DATA SHOWN =>
——

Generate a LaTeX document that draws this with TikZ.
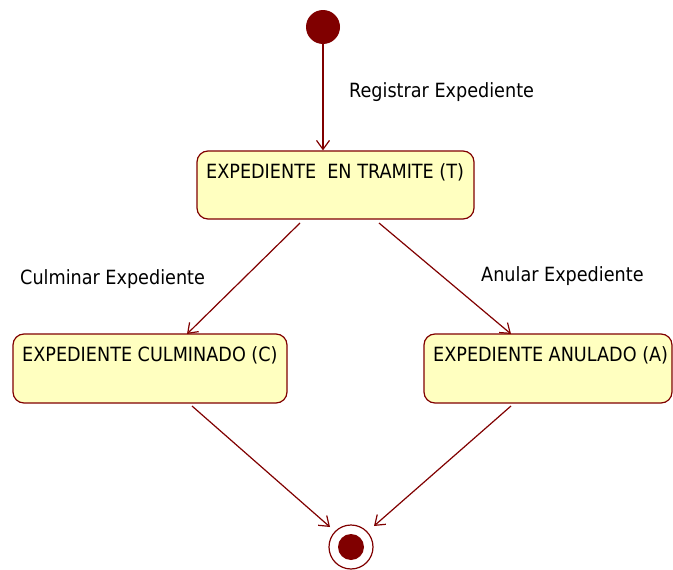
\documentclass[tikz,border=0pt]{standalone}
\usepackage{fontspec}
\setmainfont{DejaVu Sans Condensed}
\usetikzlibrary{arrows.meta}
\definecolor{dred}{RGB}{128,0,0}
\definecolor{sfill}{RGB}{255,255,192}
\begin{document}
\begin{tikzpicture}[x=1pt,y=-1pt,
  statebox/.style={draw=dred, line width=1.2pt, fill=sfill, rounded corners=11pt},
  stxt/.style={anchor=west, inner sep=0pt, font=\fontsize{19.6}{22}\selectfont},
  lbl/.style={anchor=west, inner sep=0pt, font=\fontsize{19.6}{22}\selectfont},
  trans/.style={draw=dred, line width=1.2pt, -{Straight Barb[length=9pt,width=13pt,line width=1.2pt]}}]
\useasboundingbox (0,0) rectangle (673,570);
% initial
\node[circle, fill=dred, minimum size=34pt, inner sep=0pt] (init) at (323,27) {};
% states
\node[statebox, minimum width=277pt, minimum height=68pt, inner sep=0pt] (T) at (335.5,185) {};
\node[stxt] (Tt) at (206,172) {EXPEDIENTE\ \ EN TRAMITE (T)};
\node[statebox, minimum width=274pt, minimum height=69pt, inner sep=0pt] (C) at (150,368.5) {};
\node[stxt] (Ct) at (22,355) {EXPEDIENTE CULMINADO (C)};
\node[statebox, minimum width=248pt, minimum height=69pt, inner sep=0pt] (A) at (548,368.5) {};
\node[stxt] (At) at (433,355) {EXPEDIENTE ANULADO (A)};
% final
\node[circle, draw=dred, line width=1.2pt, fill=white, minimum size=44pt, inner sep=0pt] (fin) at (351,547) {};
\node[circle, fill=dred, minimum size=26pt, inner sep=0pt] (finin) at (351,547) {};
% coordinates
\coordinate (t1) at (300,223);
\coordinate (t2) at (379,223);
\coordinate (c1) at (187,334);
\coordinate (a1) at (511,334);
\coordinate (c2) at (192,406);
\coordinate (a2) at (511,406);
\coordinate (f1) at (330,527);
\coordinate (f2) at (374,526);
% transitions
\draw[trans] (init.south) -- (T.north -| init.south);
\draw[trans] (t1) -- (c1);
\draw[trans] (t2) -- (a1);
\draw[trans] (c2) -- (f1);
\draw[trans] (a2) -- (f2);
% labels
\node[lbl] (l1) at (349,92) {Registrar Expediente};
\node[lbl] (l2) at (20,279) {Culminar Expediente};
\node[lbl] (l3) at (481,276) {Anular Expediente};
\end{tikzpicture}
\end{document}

——

Return the material exactly as given, apart from the pictures.

THE COMPLETED TASK =>
Generate a LaTeX document that draws this with TikZ.
\documentclass[tikz,border=0pt]{standalone}
\usepackage{fontspec}
\setmainfont{DejaVu Sans Condensed}
\usetikzlibrary{arrows.meta}
\definecolor{dred}{RGB}{128,0,0}
\definecolor{sfill}{RGB}{255,255,192}
\begin{document}
\begin{tikzpicture}[x=1pt,y=-1pt,
  statebox/.style={draw=dred, line width=1.2pt, fill=sfill, rounded corners=11pt},
  stxt/.style={anchor=west, inner sep=0pt, font=\fontsize{19.6}{22}\selectfont},
  lbl/.style={anchor=west, inner sep=0pt, font=\fontsize{19.6}{22}\selectfont},
  trans/.style={draw=dred, line width=1.2pt, -{Straight Barb[length=9pt,width=13pt,line width=1.2pt]}}]
\useasboundingbox (0,0) rectangle (673,570);
% initial
\node[circle, fill=dred, minimum size=34pt, inner sep=0pt] (init) at (323,27) {};
% states
\node[statebox, minimum width=277pt, minimum height=68pt, inner sep=0pt] (T) at (335.5,185) {};
\node[stxt] (Tt) at (206,172) {EXPEDIENTE\ \ EN TRAMITE (T)};
\node[statebox, minimum width=274pt, minimum height=69pt, inner sep=0pt] (C) at (150,368.5) {};
\node[stxt] (Ct) at (22,355) {EXPEDIENTE CULMINADO (C)};
\node[statebox, minimum width=248pt, minimum height=69pt, inner sep=0pt] (A) at (548,368.5) {};
\node[stxt] (At) at (433,355) {EXPEDIENTE ANULADO (A)};
% final
\node[circle, draw=dred, line width=1.2pt, fill=white, minimum size=44pt, inner sep=0pt] (fin) at (351,547) {};
\node[circle, fill=dred, minimum size=26pt, inner sep=0pt] (finin) at (351,547) {};
% coordinates
\coordinate (t1) at (300,223);
\coordinate (t2) at (379,223);
\coordinate (c1) at (187,334);
\coordinate (a1) at (511,334);
\coordinate (c2) at (192,406);
\coordinate (a2) at (511,406);
\coordinate (f1) at (330,527);
\coordinate (f2) at (374,526);
% transitions
\draw[trans] (init.south) -- (T.north -| init.south);
\draw[trans] (t1) -- (c1);
\draw[trans] (t2) -- (a1);
\draw[trans] (c2) -- (f1);
\draw[trans] (a2) -- (f2);
% labels
\node[lbl] (l1) at (349,92) {Registrar Expediente};
\node[lbl] (l2) at (20,279) {Culminar Expediente};
\node[lbl] (l3) at (481,276) {Anular Expediente};
\end{tikzpicture}
\end{document}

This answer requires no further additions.